We might as well get used to this sort of headline: “The Hotline‘s Senate Race Ratings: Democrats On Defense.”
Now such headlines promote the ever-popular “Democrats in Disarray” meme, at present all the rage in light of the widespread pundit belief that Obama’s popularity is in free fall, and that the midterm elections will be all about negative feelings towards Obamacare. The subheader of the National Journal piece–“thirteen of the 15 seats most likely to switch are Democratic-held”–certainly reinforce that impression.
But if you actually read the National Journal piece on the rate ratings, the main news is no news. Thanks to a really difficult basic landscape–20 Democrats are up next year, as opposed to 13 Republicans, with seven Democrats up in states carried by Mitt Romney–supplemented by the usual GOP advantage in midterm turnout patterns and five Democratic retirements–the key battlegrounds are exactly where they seemed to be months ago. The main changes in the Hotline ratings involve lifting four races (CO, MN, NH and OR) into the lowest tier of possible long-shot turnover possibilities just in case things generally get worse for Democrats. In some cases the odds of an upset have been marginally upgraded because GOPers have managed to recruit actual candidates, but that’s a long way from projecting a “wave.” And nothing’s happened lately to reduce the possibility of GOP primaries in KY and GA producing a general election nightmare.
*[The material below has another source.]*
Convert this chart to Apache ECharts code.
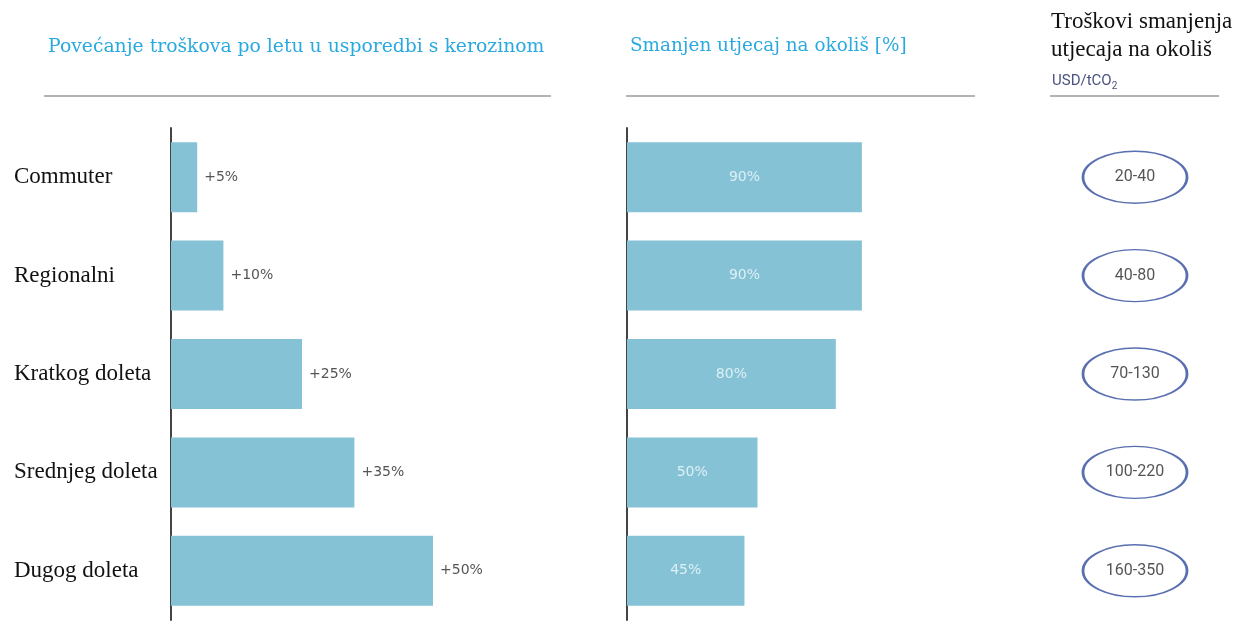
<!DOCTYPE html>
<html>
<head>
<meta charset="utf-8">
<script src="https://cdn.jsdelivr.net/npm/echarts@6/dist/echarts.min.js"></script>
<style>
  html, body { margin: 0; padding: 0; background: #fff; }
  #graph { width: 1237px; height: 644px; }
</style>
</head>
<body>
<div id="graph"></div>
<script>
var categories = ['Commuter', 'Regionalni', 'Kratkog doleta', 'Srednjeg doleta', 'Dugog doleta'];
// povećanje troškova po letu (%)
var costIncrease = [5, 10, 25, 35, 50];
// smanjen utjecaj na okoliš (%)
var impactReduction = [90, 90, 80, 50, 45];
// troškovi smanjenja, USD/tCO2
var abatementCost = ['20-40', '40-80', '70-130', '100-220', '160-350'];

var barColor = '#86c2d6';
var serif = '"Liberation Serif", "Times New Roman", serif';
var titleSerif = '"DejaVu Serif", serif';
var sans = '"DejaVu Sans", sans-serif';

var myChart = echarts.init(document.getElementById('graph'));

var option = {
    animation: false,
    title: [
        {
            text: 'Povećanje troškova po letu u usporedbi s kerozinom',
            left: 43, top: 33,
            textStyle: { fontFamily: titleSerif, fontWeight: 'normal', fontSize: 18.8, color: '#2aa9e0' }
        },
        {
            text: 'Smanjen utjecaj na okoliš [%]',
            left: 625, top: 32,
            textStyle: { fontFamily: titleSerif, fontWeight: 'normal', fontSize: 18.4, color: '#2aa9e0' }
        },
        {
            text: 'Troškovi smanjenja\nutjecaja na okoliš',
            left: 1046, top: 3,
            textStyle: { fontFamily: serif, fontWeight: 'normal', fontSize: 23, lineHeight: 28, color: '#111' }
        },
        {
            text: '{a|USD/tCO}{b|2}',
            left: 1047, top: 67,
            textStyle: {
                rich: {
                    a: { fontFamily: 'Roboto', fontWeight: 'normal', fontSize: 15, color: '#4b5280' },
                    b: { fontFamily: 'Roboto', fontWeight: 'normal', fontSize: 10, color: '#4b5280', padding: [9, 0, 0, 0] }
                }
            }
        }
    ],
    graphic: [
        { type: 'line', shape: { x1: 44, y1: 96, x2: 551, y2: 96 }, style: { stroke: '#b3b3b3', lineWidth: 2 } },
        { type: 'line', shape: { x1: 626, y1: 96, x2: 975, y2: 96 }, style: { stroke: '#b3b3b3', lineWidth: 2 } },
        { type: 'line', shape: { x1: 1050, y1: 96, x2: 1219, y2: 96 }, style: { stroke: '#b3b3b3', lineWidth: 2 } }
    ],
    grid: [
        { left: 171, top: 128, width: 262, height: 492 },
        { left: 627, top: 128, width: 261, height: 492 },
        { left: 1085, top: 128, width: 100, height: 492 }
    ],
    xAxis: [
        { gridIndex: 0, type: 'value', min: 0, max: 50, show: false },
        { gridIndex: 1, type: 'value', min: 0, max: 100, show: false },
        { gridIndex: 2, type: 'category', data: ['USD/tCO2'], show: false }
    ],
    yAxis: [
        {
            gridIndex: 0, type: 'category', inverse: true, data: categories,
            axisLine: { show: true, lineStyle: { color: '#444', width: 2 } },
            axisTick: { show: false },
            axisLabel: {
                align: 'left', margin: 157, padding: [3, 0, 0, 0],
                fontFamily: serif, fontSize: 23, color: '#111'
            }
        },
        {
            gridIndex: 1, type: 'category', inverse: true, data: categories,
            axisLine: { show: true, lineStyle: { color: '#444', width: 2 } },
            axisTick: { show: false },
            axisLabel: { show: false }
        },
        {
            gridIndex: 2, type: 'category', inverse: true, data: categories, show: false
        }
    ],
    series: [
        {
            name: 'Povećanje troškova',
            type: 'bar',
            xAxisIndex: 0, yAxisIndex: 0,
            barWidth: 70,
            itemStyle: { color: barColor },
            label: {
                show: true, position: 'right', distance: 7,
                formatter: '+{c}%',
                fontFamily: sans, fontSize: 14, color: '#555'
            },
            data: costIncrease
        },
        {
            name: 'Smanjen utjecaj',
            type: 'bar',
            xAxisIndex: 1, yAxisIndex: 1,
            barWidth: 70,
            itemStyle: { color: barColor },
            label: {
                show: true, position: 'inside',
                formatter: '{c}%',
                fontFamily: sans, fontSize: 14, color: '#dcf0f5'
            },
            data: impactReduction
        },
        {
            name: 'Troškovi smanjenja',
            type: 'scatter',
            xAxisIndex: 2, yAxisIndex: 2,
            symbol: 'circle',
            symbolSize: [104, 52],
            itemStyle: { color: '#fff', borderColor: '#2f4b9b', borderWidth: 2 },
            label: {
                show: true, position: 'inside',
                formatter: function (p) { return abatementCost[p.dataIndex]; },
                fontFamily: 'Roboto', fontSize: 16, color: '#2b2b2b'
            },
            data: categories.map(function (c) { return ['USD/tCO2', c]; })
        }
    ]
};

myChart.setOption(option);
</script>
</body>
</html>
Still, reproduction of the same difficult fundamentals for Democrats in Senate races will be exploited by Republicans, and by some sensation-seeking MSM folk, into scary new developments. Don’t buy it.
In 2016, the Senate landscape will turn sharply in favor of Democrats, as will the turnout patterns. Will we read a ton of “GOP In Disarray” stories then? We’ll see, but I doubt it.